Женщины – Гандара, Англады, Бирдслея, Бакста, Врубеля, Мусатова, Сомова – вот те, что стоят у врать храмов.
И только им можем поклоняться, объятые экстазом веры в красоту, экстазом желания.
Врубель особенно глубок в своих исканиях правды жизни, и потому его греза почти кажется действительностью.
Часто он близок к Мадонне, не ища ее. Ведь его «Купавы», «Царевны Волхвы» и «Царевны Лебеди», женщины тайных грез и мечтаний, больные и страждущие, порочные морфинистки, в своей испорченности – почти дети.
В одной небольшой картине – «Нимфа» – Врубель как будто дает символ своей веры.

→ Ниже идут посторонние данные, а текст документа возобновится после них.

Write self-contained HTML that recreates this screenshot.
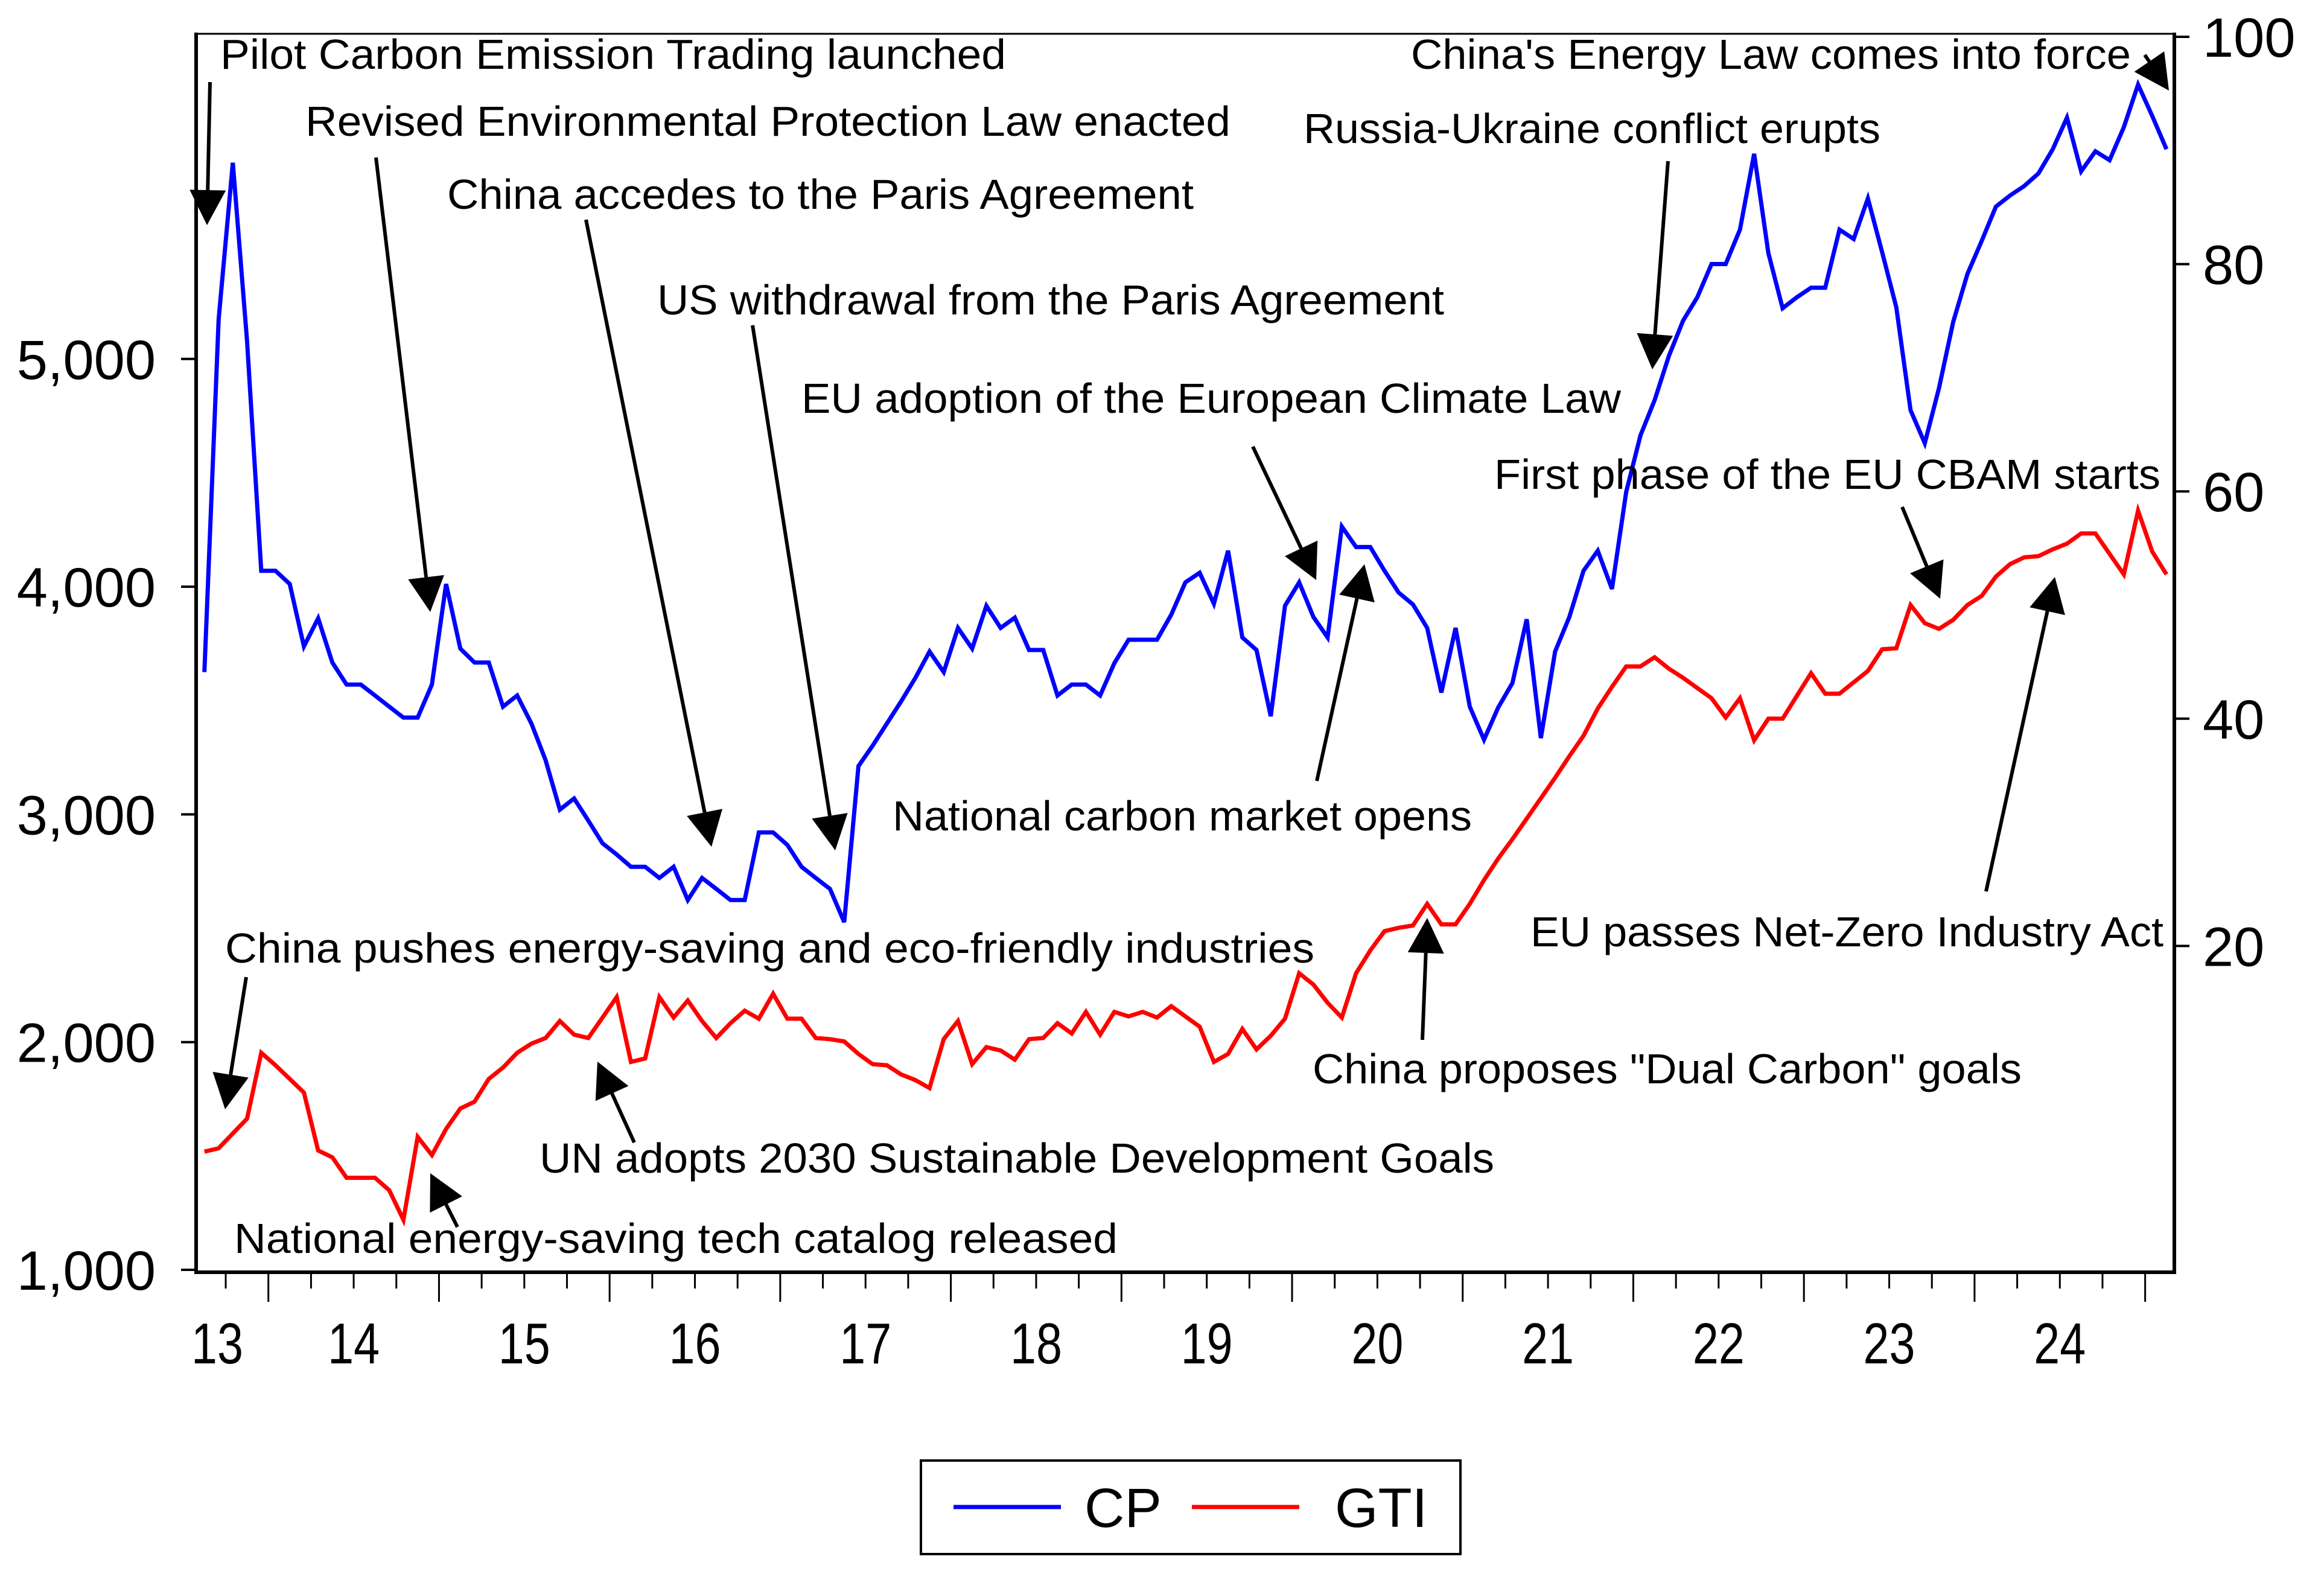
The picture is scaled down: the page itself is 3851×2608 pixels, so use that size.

С ужасом и болью смотришь, как в зачарованном ядовитыми травами лесу корчится в судорогах бешенства женщина с изжитым лицом и с хрупким телом ребенка. В муках рождается молодое и умирает изможденное.
Старчество и младенчество так близки между собой…
Вот почему современная мечта о Деве будет воплощена только одним из поэтов больной, истеричной, греховной и изысканной женщины, одним из тех, кто, в поисках, быть может, дьявола, случайно найдет Святыню…
Грустно, когда чего-то нет наполовину, когда уходящее медлит уйти совсем, а то, что ушло, кажется близким Когда умирает одно и еще не родилось другое. Грустно, когда сумрачно; когда снится прежнее, нежное, больное…
В России за последние пол-века полюбили грусть; не боль, не отчаяние, а тихую тоску, бледную безысходность. Вечерняя элегия «Сельского кладбища» через много лет была переложена на новые ноты.
И всегдашняя любовь русского человека к печальной мечте приобрела острый, чувственный оттенок.
Красивым стало больное и некрасивое, все, что мучительно.
Самоунижение и самобичевание героев Достоевского, через Чехова, постепенно претворилось в любование болью.